The reason I think it is, $group is the only aggregation that adds new _id to the collection. no other aggregation command will add a "new" _id. This is what the issue is and here is where the problem is.

My problem is I need $group for my aggregation and it would'nt help without it.

If any one of you have a solution/information on this or a workaround, please advise.

Many Thanks.

0
votes

I've been investigating your issue with MongoDB, here are some of my thoughts:

  1. I've noticed a mistake in your aggregation query - is a lack of curly brace in "{$match:{status:'end'}" intentional ? It should ends up with a double brace - "{$match:{status:'end'}}". I changed it in my bug reproduction code.
  2. IMO your aggregation query is not producing duplicated keys - once you run Spark application the prodAgg collection is created and filled with aggregation result and then if you run it second time it will produce the same keys but old collection won't be dropped first. This is a reason of your problem.

Add the following lines just before your spark aggregation:

val mongoClient = new MongoClient() 
val db = mongoClient.getDatabase("dbname")
db.getCollection("prodAgg").drop()

The aggregation works if there is no $group aggregation in the code. Just $match, $project, $sort..any combination of commands work fine. Once I put $group, even with one parameter, it fails.
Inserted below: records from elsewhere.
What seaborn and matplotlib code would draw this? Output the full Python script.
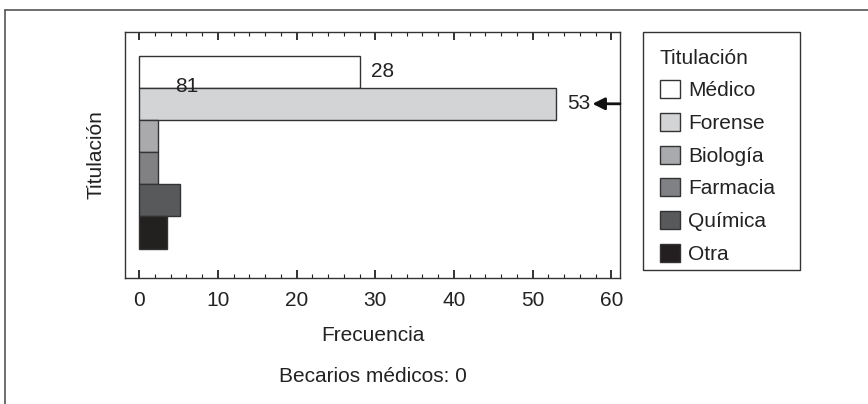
import matplotlib
matplotlib.use("Agg")
import matplotlib.pyplot as plt
import matplotlib.patches as mpatches
from matplotlib.lines import Line2D
from matplotlib.ticker import MultipleLocator
import pandas as pd
import seaborn as sns

# Datos
titulaciones = ["Médico", "Forense", "Biología", "Farmacia", "Química", "Otra"]
frecuencias = [28, 53, 2.4, 2.4, 5.2, 3.5]
colores = ["#ffffff", "#d3d4d6", "#a9aaad", "#808184", "#58595b", "#231f20"]
etiquetas = {"Médico": "28", "Forense": "53"}
becarios_medicos = 0

df = pd.DataFrame({"Titulación": titulaciones, "Frecuencia": frecuencias})

sns.set_style("ticks")
plt.rcParams["font.family"] = ["Liberation Sans", "DejaVu Sans"]
fs = 15

fig = plt.figure(figsize=(8.68, 4.04), dpi=100)
ax = fig.add_axes([125 / 868, 1 - 278 / 404, 495 / 868, 246 / 404])

sns.barplot(data=df, x="Frecuencia", y="Titulación", hue="Titulación",
            palette=colores, width=1.0, edgecolor="#333333", linewidth=1.0,
            legend=False, ax=ax)

ax.set_xlim(-1.8, 61.1)
ax.set_ylim(6.41, -1.23)
ax.set_yticks([])
ax.set_ylabel("Titulación", fontsize=fs, labelpad=14, color="#222222")
ax.set_xlabel("Frecuencia", fontsize=fs, labelpad=12, color="#222222")
ax.xaxis.set_major_locator(MultipleLocator(10))
ax.xaxis.set_minor_locator(MultipleLocator(2))
ax.tick_params(axis="x", which="both", direction="in", top=True, bottom=True,
               color="#222222", labelsize=fs, pad=9, labelcolor="#222222")
ax.tick_params(axis="x", which="major", length=6, width=1.3)
ax.tick_params(axis="x", which="minor", length=3, width=0.8)
for s in ax.spines.values():
    s.set_visible(True)
    s.set_color("#333333")
    s.set_linewidth(1.0)

# etiquetas de valores
for i, t in enumerate(titulaciones):
    if t in etiquetas:
        ax.text(frecuencias[i] + 1.4, i, etiquetas[t], va="center", ha="left",
                fontsize=fs, color="#222222")
total = frecuencias[0] + frecuencias[1]
ax.text(6.1, 0.45, f"{total:.0f}", ha="center", va="center", fontsize=fs, color="#222222")
ax.annotate("", xy=(57.6, 1), xytext=(61.1, 1),
            arrowprops=dict(arrowstyle="-|>", color="#111111", lw=2.0,
                            mutation_scale=18, shrinkA=0, shrinkB=0),
            annotation_clip=False)

fig.text(373 / 868, 1 - 376 / 404, f"Becarios médicos: {becarios_medicos}",
         ha="center", va="center", fontsize=fs, color="#222222")

# leyenda (sin marco; el recuadro se dibuja aparte)
handles = [mpatches.Patch(facecolor=c, edgecolor="#333333", linewidth=1.0, label=t)
           for t, c in zip(titulaciones, colores)]
leg = ax.legend(handles=handles, title="Titulación", loc="upper left",
                bbox_to_anchor=(643 / 868, 1 - 32 / 404), bbox_transform=fig.transFigure,
                borderaxespad=0, frameon=False,
                fontsize=fs, title_fontsize=fs, handlelength=0.96, handleheight=0.96,
                handletextpad=0.4, labelspacing=0.6, borderpad=0.8,
                alignment="left")
for txt in leg.get_texts():
    txt.set_color("#222222")
leg.get_title().set_color("#222222")
fig.add_artist(mpatches.Rectangle((643 / 868, 1 - 270 / 404), 157 / 868, 238 / 404,
                                  transform=fig.transFigure, fill=False,
                                  edgecolor="#333333", linewidth=1.0))

# marco exterior
fig.add_artist(Line2D([5 / 868, 1.0], [1 - 10 / 404, 1 - 10 / 404],
                      transform=fig.transFigure, color="#555555", lw=1.2))
fig.add_artist(Line2D([5 / 868, 5 / 868], [0, 1 - 10 / 404],
                      transform=fig.transFigure, color="#555555", lw=1.2))

fig.savefig("out.png", dpi=100, facecolor="white")
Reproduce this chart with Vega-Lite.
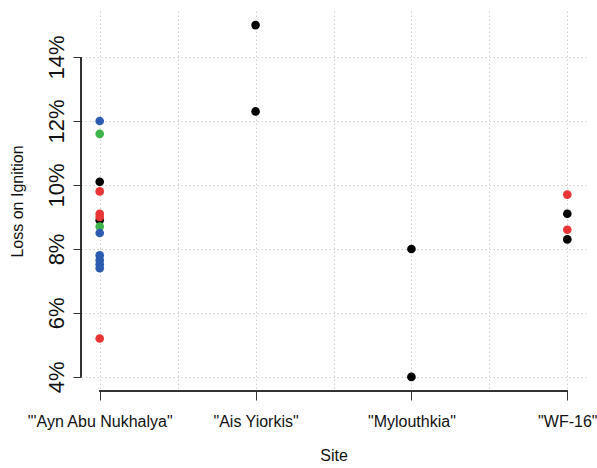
{
  "$schema": "https://vega.github.io/schema/vega-lite/v6.json",
  "width": 505,
  "height": 380,
  "autosize": {"type": "none"},
  "padding": {"left": 81, "top": 11, "right": 11, "bottom": 77},
  "background": "white",
  "config": {
    "view": {"stroke": null},
    "font": "Liberation Sans",
    "axis": {"labelFont": "Liberation Sans", "titleFont": "Liberation Sans", "labelColor": "#111", "titleColor": "#111", "titleFontWeight": "normal"}
  },
  "data": {
    "values": [
      {"site": "\"'Ayn Abu Nukhalya\"", "site_no": 1, "loi": 12.0, "group": "A"},
      {"site": "\"'Ayn Abu Nukhalya\"", "site_no": 1, "loi": 11.6, "group": "B"},
      {"site": "\"'Ayn Abu Nukhalya\"", "site_no": 1, "loi": 10.1, "group": "C"},
      {"site": "\"'Ayn Abu Nukhalya\"", "site_no": 1, "loi": 9.8, "group": "D"},
      {"site": "\"'Ayn Abu Nukhalya\"", "site_no": 1, "loi": 8.9, "group": "C"},
      {"site": "\"'Ayn Abu Nukhalya\"", "site_no": 1, "loi": 9.1, "group": "D"},
      {"site": "\"'Ayn Abu Nukhalya\"", "site_no": 1, "loi": 9.0, "group": "D"},
      {"site": "\"'Ayn Abu Nukhalya\"", "site_no": 1, "loi": 8.7, "group": "B"},
      {"site": "\"'Ayn Abu Nukhalya\"", "site_no": 1, "loi": 8.5, "group": "A"},
      {"site": "\"'Ayn Abu Nukhalya\"", "site_no": 1, "loi": 7.8, "group": "A"},
      {"site": "\"'Ayn Abu Nukhalya\"", "site_no": 1, "loi": 7.65, "group": "A"},
      {"site": "\"'Ayn Abu Nukhalya\"", "site_no": 1, "loi": 7.52, "group": "A"},
      {"site": "\"'Ayn Abu Nukhalya\"", "site_no": 1, "loi": 7.4, "group": "A"},
      {"site": "\"'Ayn Abu Nukhalya\"", "site_no": 1, "loi": 5.2, "group": "D"},
      {"site": "\"Ais Yiorkis\"", "site_no": 2, "loi": 15.0, "group": "C"},
      {"site": "\"Ais Yiorkis\"", "site_no": 2, "loi": 12.3, "group": "C"},
      {"site": "\"Mylouthkia\"", "site_no": 3, "loi": 8.0, "group": "C"},
      {"site": "\"Mylouthkia\"", "site_no": 3, "loi": 4.0, "group": "C"},
      {"site": "\"WF-16\"", "site_no": 4, "loi": 9.7, "group": "D"},
      {"site": "\"WF-16\"", "site_no": 4, "loi": 9.1, "group": "C"},
      {"site": "\"WF-16\"", "site_no": 4, "loi": 8.6, "group": "D"},
      {"site": "\"WF-16\"", "site_no": 4, "loi": 8.3, "group": "C"}
    ]
  },
  "layer": [
    {
      "mark": {"type": "rule", "color": "#333", "strokeWidth": 1},
      "encoding": {
        "x": {"datum": 1, "type": "quantitative"},
        "x2": {"datum": 4},
        "y": {"datum": 3.56, "type": "quantitative"}
      }
    },
    {
      "mark": {"type": "rule", "color": "#333", "strokeWidth": 1},
      "encoding": {
        "x": {"datum": 0.88, "type": "quantitative"},
        "y": {"datum": 4, "type": "quantitative"},
        "y2": {"datum": 14}
      }
    },
    {
      "mark": {"type": "circle", "size": 75, "opacity": 1},
      "encoding": {
        "x": {
          "field": "site_no",
          "type": "quantitative",
          "title": "Site",
          "scale": {"domain": [0.88, 4.12], "nice": false, "zero": false},
          "axis": {
            "values": [1, 1.5, 2, 2.5, 3, 3.5, 4],
            "labelExpr": "datum.value == 1 ? '\"\\'Ayn Abu Nukhalya\"' : datum.value == 2 ? '\"Ais Yiorkis\"' : datum.value == 3 ? '\"Mylouthkia\"' : datum.value == 4 ? '\"WF-16\"' : ''",
            "domain": false,
            "grid": true,
            "gridColor": "#cfcfcf",
            "gridDash": [1.5, 2.5],
            "gridWidth": 1,
            "tickColor": "#333",
            "tickSize": 9,
            "tickOpacity": {"condition": {"test": "datum.value % 1 !== 0", "value": 0}, "value": 1},
            "labelFontSize": 16,
            "labelPadding": 13,
            "labelOverlap": false,
            "labelFlush": false,
            "titleFontSize": 16,
            "titlePadding": 18
          }
        },
        "y": {
          "field": "loi",
          "type": "quantitative",
          "title": "Loss on Ignition",
          "scale": {"domain": [3.56, 15.44], "nice": false, "zero": false},
          "axis": {
            "values": [4, 6, 8, 10, 12, 14],
            "labelExpr": "datum.value + '%'",
            "domain": false,
            "grid": true,
            "gridColor": "#cfcfcf",
            "gridDash": [1.5, 2.5],
            "gridWidth": 1,
            "tickColor": "#333",
            "tickSize": 8,
            "labelAngle": -90,
            "labelAlign": "center",
            "labelBaseline": "alphabetic",
            "labelFontSize": 22,
            "labelPadding": 10,
            "labelOverlap": false,
            "titleFontSize": 16,
            "titlePadding": 20
          }
        },
        "color": {
          "field": "group",
          "type": "nominal",
          "scale": {"domain": ["A", "B", "C", "D"], "range": ["#2b5cb0", "#3db54a", "#000000", "#ea3536"]},
          "legend": null
        }
      }
    }
  ]
}
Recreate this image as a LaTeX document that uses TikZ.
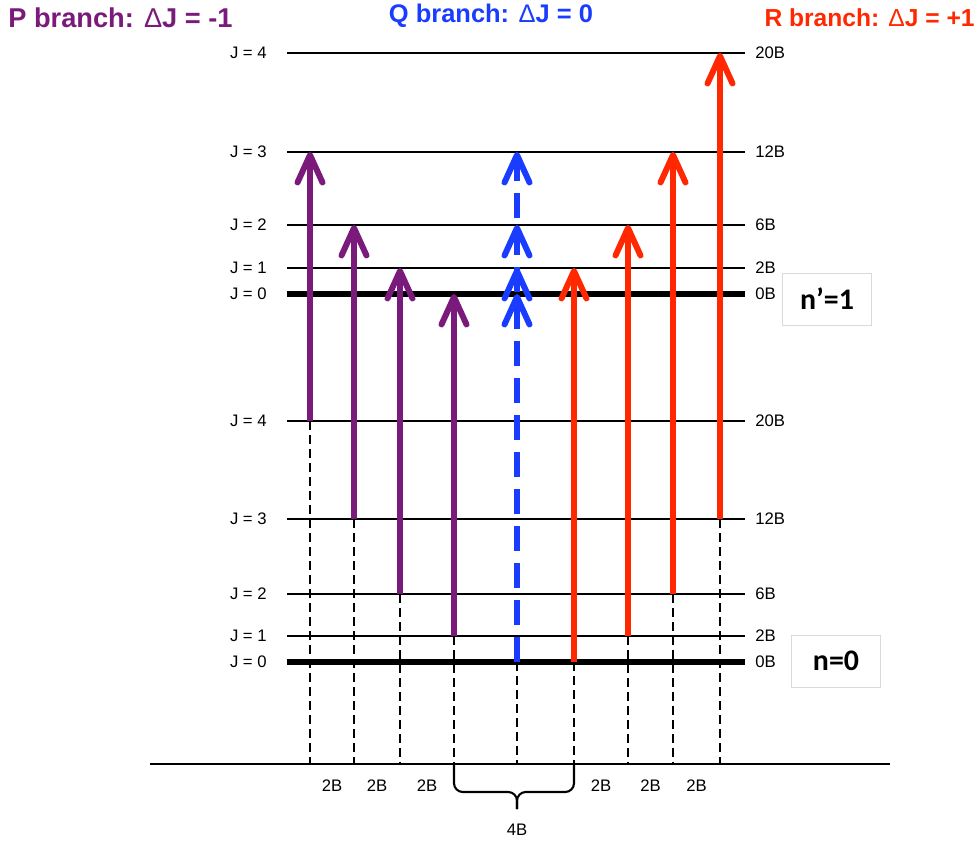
\documentclass[tikz,border=0pt]{standalone}
\usepackage{fontspec}
\setmainfont{Liberation Sans}
\newfontfamily\boxfont{Carlito}
\usetikzlibrary{arrows.meta,calc,positioning}
\definecolor{pbranch}{RGB}{122,26,122}
\definecolor{qbranch}{RGB}{25,60,255}
\definecolor{rbranch}{RGB}{255,40,0}
\newcommand{\thinD}{{\mdseries Δ}}

\begin{document}
\begin{tikzpicture}[x=0.02cm, y=-0.02cm,
        jlabel/.style={font=\fontsize{9.5}{11}\selectfont, inner sep=0pt},
        title/.style={font=\bfseries\fontsize{14.5}{17}\selectfont, inner sep=0pt},
        nbox/.style={draw=black!15, line width=0.5pt, minimum width=1.78cm, minimum height=1.04cm, font=\boxfont\bfseries\fontsize{17}{20}\selectfont},
        trans/.style={line width=3.4pt, -{Straight Barb[length=0.55cm,width=0.5cm,round]}},
        drop/.style={line width=1.1pt, dash pattern=on 0.18cm off 0.1cm},
        brace/.style={line width=1.2pt, rounded corners=5pt}
    ]
        \useasboundingbox (0,0) rectangle (980,841);

        % rotational levels of both vibrational states
        \foreach \j/\yu/\yl/\e/\w in {0/294/662/0B/3.4pt, 1/268/636/2B/1.3pt, 2/225/594/6B/1.3pt, 3/152/519/12B/1.3pt, 4/53/421/20B/1.3pt} {
            \coordinate (uL\j) at (287,\yu);
            \coordinate (uR\j) at (745,\yu);
            \coordinate (lL\j) at (287,\yl);
            \coordinate (lR\j) at (745,\yl);
            \draw[line width=\w] (uL\j) -- (uR\j);
            \draw[line width=\w] (lL\j) -- (lR\j);
            \node[jlabel, left=0.4cm of uL\j] (uJ\j) {J = \j};
            \node[jlabel, left=0.4cm of lL\j] (lJ\j) {J = \j};
            \node[jlabel, right=0.2cm of uR\j] (uE\j) {\e};
            \node[jlabel, right=0.2cm of lR\j] (lE\j) {\e};
        }

        % frequency axis
        \coordinate (axisL) at (150,764);
        \coordinate (axisR) at (890,764);
        \draw[line width=1.3pt] (axisL) -- (axisR);
        \foreach \c/\x in {1/310, 2/354, 3/400, 4/454, 5/517, 6/574, 7/628, 8/673, 9/720}
            \coordinate (b\c) at (\x,764);

        % projections onto the axis
        \foreach \c/\j in {1/4, 2/3, 3/2, 4/1, 5/0, 6/0, 7/1, 8/2, 9/3}
            \draw[drop] (b\c |- lL\j) -- (b\c);

        % P branch
        \draw[trans, pbranch] (b1 |- lL4) -- (b1 |- uL3);
        \draw[trans, pbranch] (b2 |- lL3) -- (b2 |- uL2);
        \draw[trans, pbranch] (b3 |- lL2) -- (b3 |- uL1);
        \draw[trans, pbranch] (b4 |- lL1) -- (b4 |- uL0);

        % Q branch
        \draw[trans, qbranch, dash pattern=on 0.5cm off 0.24cm] (b5 |- lL0) -- (b5 |- uL3);
        \draw[trans, qbranch] ($(b5 |- uL2)+(0,16)$) -- (b5 |- uL2);
        \draw[trans, qbranch] ($(b5 |- uL1)+(0,16)$) -- (b5 |- uL1);
        \draw[trans, qbranch] ($(b5 |- uL0)+(0,16)$) -- (b5 |- uL0);

        % R branch
        \draw[trans, rbranch] (b6 |- lL0) -- (b6 |- uL1);
        \draw[trans, rbranch] (b7 |- lL1) -- (b7 |- uL2);
        \draw[trans, rbranch] (b8 |- lL2) -- (b8 |- uL3);
        \draw[trans, rbranch] (b9 |- lL3) -- (b9 |- uL4);

        % line spacings
        \foreach \a/\b/\n in {1/2/1, 2/3/2, 3/4/3, 6/7/4, 7/8/5, 8/9/6}
            \node[jlabel, below=0.3cm of $(b\a)!0.5!(b\b)$] (gap\n) {2B};
        \coordinate (bmid) at (517,792);
        \coordinate (btip) at (517,809);
        \draw[brace] (b4) -- (b4 |- bmid) -- (bmid) -- (btip);
        \draw[brace] (b6) -- (b6 |- bmid) -- (bmid) -- (btip);
        \node[jlabel, below=0.3cm of btip] (gapQ) {4B};

        % branch titles
        \node[title, pbranch, anchor=west, font=\bfseries\fontsize{15.5}{18}\selectfont] (ptitle) at (8,18) {P branch: \thinD J = -1};
        \node[title, qbranch] (qtitle) at (491,16) {Q branch: \thinD J = 0};
        \node[title, rbranch, anchor=east, font=\bfseries\fontsize{14}{17}\selectfont] (rtitle) at (975,18) {R branch: \thinD J = +1};

        % vibrational states
        \node[nbox] (upper) at (827,299) {n’=1};
        \node[nbox] (lower) at (836,661) {n=0};

    \end{tikzpicture}
\end{document}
I couldn't reproduce that behaviour but if I add exclusion of a document's _id to the $project operator it works as your said. In that case I have an explanation - aggregation creates a new document with new _id when there is no source document's _id and then you don't have duplications. Without exclusion of _id in projection it should be inherited from source document and then duplications should occur.